### [MATERIAL FOR THE TASK]

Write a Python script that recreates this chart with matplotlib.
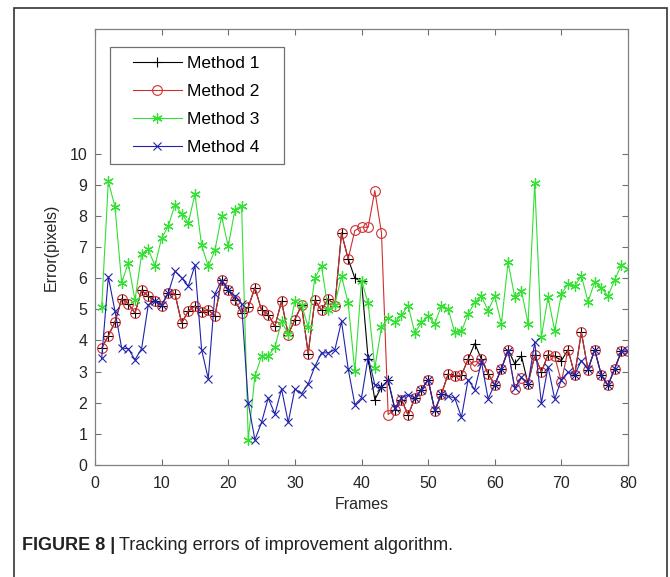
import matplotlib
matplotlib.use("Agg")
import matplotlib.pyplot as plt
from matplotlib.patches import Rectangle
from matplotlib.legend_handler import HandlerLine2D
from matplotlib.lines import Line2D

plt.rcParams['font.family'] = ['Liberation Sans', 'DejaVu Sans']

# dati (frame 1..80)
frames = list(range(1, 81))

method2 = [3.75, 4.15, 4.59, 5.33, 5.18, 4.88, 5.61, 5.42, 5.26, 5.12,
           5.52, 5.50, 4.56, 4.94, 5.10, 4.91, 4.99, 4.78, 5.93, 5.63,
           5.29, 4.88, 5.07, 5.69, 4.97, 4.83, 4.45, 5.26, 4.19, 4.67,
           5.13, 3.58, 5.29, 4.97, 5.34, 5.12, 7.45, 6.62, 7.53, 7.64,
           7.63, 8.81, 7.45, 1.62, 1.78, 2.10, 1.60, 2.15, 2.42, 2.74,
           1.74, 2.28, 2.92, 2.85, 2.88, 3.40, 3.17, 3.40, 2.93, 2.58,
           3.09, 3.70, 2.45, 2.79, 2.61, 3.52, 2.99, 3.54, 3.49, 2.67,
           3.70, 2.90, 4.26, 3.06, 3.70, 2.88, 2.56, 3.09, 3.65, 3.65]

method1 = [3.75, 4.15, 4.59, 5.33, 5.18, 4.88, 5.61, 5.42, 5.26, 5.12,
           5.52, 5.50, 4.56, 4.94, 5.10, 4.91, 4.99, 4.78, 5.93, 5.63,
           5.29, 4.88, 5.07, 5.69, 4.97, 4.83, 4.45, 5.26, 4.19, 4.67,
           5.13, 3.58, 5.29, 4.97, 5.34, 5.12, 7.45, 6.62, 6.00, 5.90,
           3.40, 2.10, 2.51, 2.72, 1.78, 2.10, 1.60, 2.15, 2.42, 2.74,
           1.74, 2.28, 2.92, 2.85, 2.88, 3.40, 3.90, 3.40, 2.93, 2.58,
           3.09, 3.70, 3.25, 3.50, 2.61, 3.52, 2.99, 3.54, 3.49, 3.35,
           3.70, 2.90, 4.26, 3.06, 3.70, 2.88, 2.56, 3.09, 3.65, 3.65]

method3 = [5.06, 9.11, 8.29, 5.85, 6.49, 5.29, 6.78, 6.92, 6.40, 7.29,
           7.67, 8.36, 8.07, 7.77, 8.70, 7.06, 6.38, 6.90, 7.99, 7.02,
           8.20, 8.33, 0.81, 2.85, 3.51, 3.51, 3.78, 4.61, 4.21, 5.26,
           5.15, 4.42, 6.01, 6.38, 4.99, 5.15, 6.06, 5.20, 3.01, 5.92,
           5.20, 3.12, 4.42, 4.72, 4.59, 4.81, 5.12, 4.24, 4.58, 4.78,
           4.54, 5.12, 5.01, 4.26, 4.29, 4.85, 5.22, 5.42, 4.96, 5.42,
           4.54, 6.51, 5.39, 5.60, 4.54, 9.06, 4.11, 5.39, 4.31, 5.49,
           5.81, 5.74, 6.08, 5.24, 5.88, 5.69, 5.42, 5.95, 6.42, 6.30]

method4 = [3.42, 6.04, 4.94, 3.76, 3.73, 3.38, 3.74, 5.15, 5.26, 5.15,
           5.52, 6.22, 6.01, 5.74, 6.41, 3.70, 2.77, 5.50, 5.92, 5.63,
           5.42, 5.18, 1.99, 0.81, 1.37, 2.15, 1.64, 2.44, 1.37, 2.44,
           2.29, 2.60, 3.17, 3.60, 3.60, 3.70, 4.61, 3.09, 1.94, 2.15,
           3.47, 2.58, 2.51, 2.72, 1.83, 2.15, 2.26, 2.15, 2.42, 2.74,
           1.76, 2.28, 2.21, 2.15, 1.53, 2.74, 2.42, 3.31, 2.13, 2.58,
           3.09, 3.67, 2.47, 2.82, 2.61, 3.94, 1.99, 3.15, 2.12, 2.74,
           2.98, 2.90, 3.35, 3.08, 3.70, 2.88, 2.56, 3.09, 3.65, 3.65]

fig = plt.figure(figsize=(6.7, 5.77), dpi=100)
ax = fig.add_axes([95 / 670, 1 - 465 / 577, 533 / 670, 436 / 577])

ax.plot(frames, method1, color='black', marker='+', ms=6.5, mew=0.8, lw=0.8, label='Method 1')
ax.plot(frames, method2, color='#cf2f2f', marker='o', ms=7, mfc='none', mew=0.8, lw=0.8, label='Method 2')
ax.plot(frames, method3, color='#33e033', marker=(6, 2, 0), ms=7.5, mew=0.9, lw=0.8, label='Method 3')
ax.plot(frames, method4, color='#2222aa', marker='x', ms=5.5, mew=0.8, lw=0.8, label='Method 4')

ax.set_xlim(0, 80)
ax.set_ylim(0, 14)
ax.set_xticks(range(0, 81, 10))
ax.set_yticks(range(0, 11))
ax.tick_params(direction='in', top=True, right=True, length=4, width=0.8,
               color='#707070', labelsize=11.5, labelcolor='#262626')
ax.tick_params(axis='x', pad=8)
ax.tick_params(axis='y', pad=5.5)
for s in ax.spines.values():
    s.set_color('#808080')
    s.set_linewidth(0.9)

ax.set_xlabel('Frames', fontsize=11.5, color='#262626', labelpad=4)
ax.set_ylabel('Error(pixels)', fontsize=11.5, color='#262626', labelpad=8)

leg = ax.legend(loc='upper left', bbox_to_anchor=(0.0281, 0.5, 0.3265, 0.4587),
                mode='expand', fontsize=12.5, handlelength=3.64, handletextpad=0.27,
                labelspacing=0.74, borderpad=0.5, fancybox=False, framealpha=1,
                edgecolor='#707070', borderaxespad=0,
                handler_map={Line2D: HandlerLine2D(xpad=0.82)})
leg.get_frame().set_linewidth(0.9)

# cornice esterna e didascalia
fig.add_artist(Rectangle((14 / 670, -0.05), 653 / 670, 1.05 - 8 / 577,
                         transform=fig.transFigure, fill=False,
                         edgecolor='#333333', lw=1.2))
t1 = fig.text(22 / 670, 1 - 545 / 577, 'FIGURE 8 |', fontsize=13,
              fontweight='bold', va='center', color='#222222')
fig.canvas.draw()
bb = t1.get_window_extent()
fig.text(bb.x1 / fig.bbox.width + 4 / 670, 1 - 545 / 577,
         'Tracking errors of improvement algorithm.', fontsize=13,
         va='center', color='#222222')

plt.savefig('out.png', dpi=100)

...

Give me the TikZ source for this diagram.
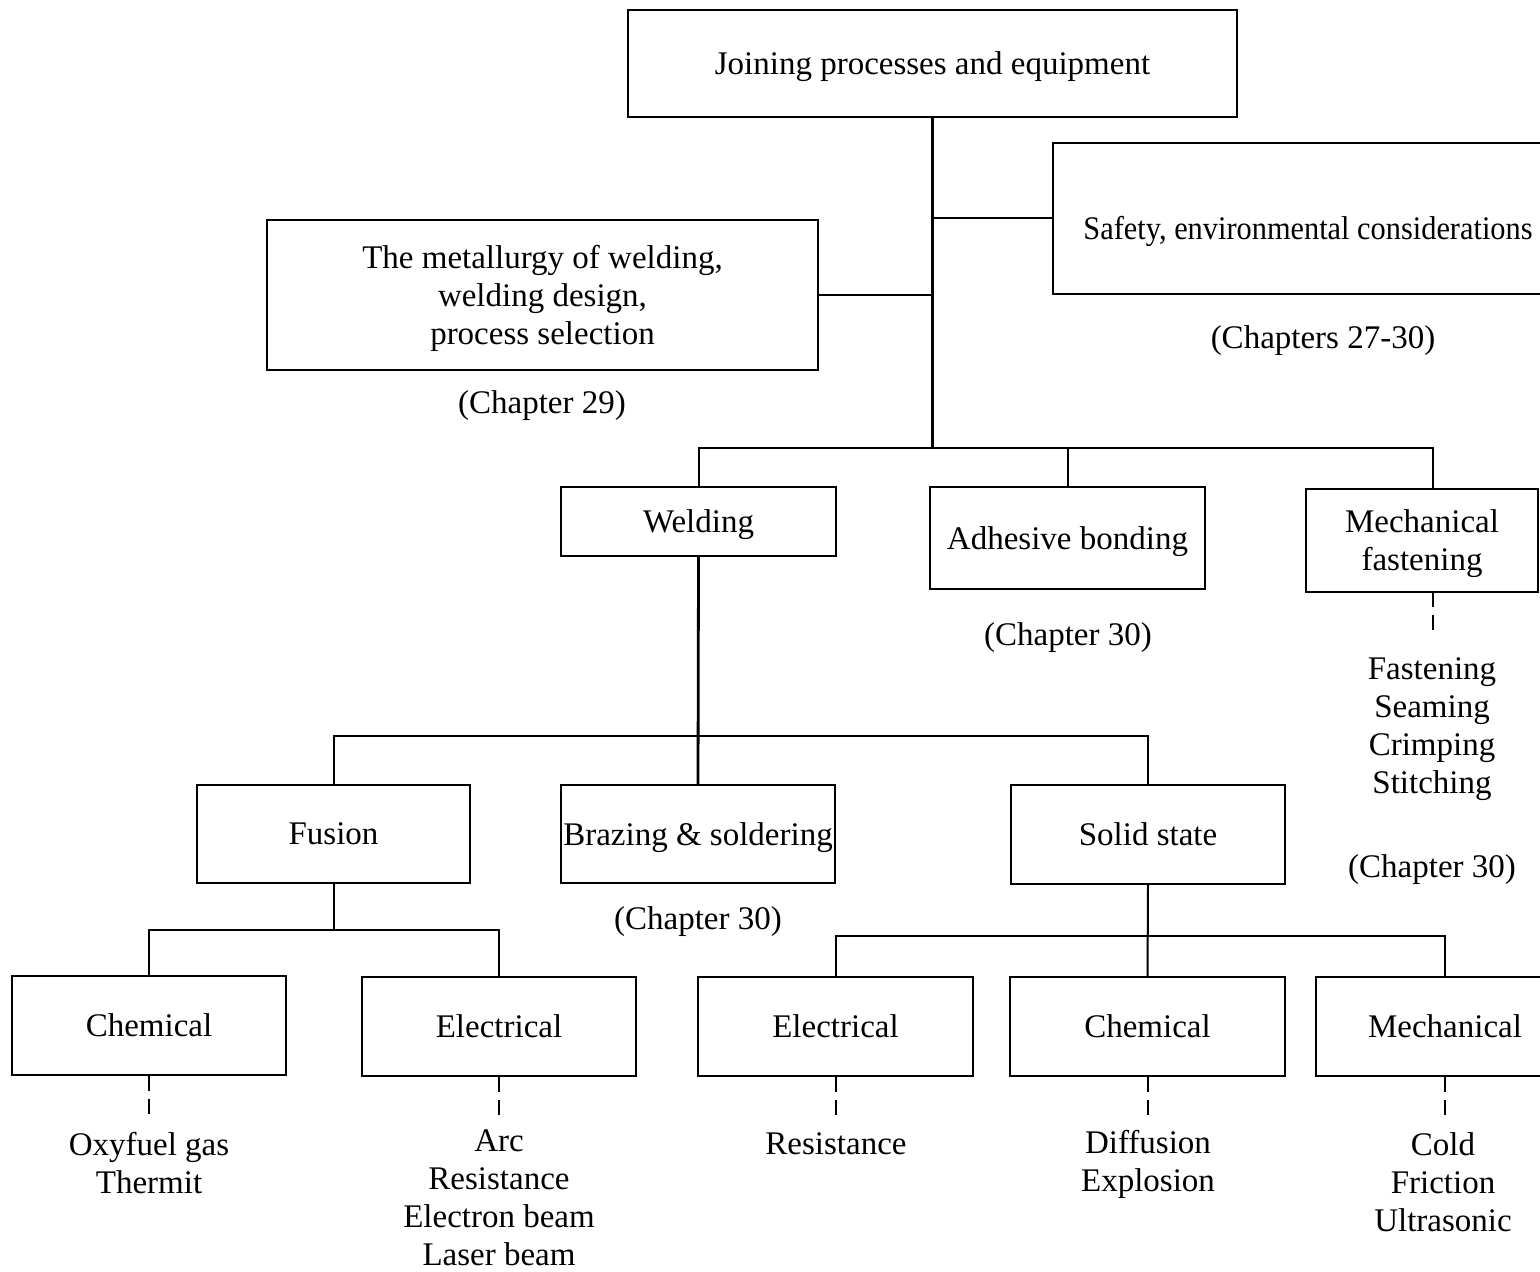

### [INSTRUCTIONS TO FOLLOW]
Repeat exactly the stretch of lines that opens with the line containing "Write a Python" and closes with the line containing "plt.rcParams['font.family'] = ['Liberation". Leave the pictures out, and add nothing.

### [THE COMPLETED TASK]
Write a Python script that recreates this chart with matplotlib.
import matplotlib
matplotlib.use("Agg")
import matplotlib.pyplot as plt
from matplotlib.patches import Rectangle
from matplotlib.legend_handler import HandlerLine2D
from matplotlib.lines import Line2D

plt.rcParams['font.family'] = ['Liberation Sans', 'DejaVu Sans']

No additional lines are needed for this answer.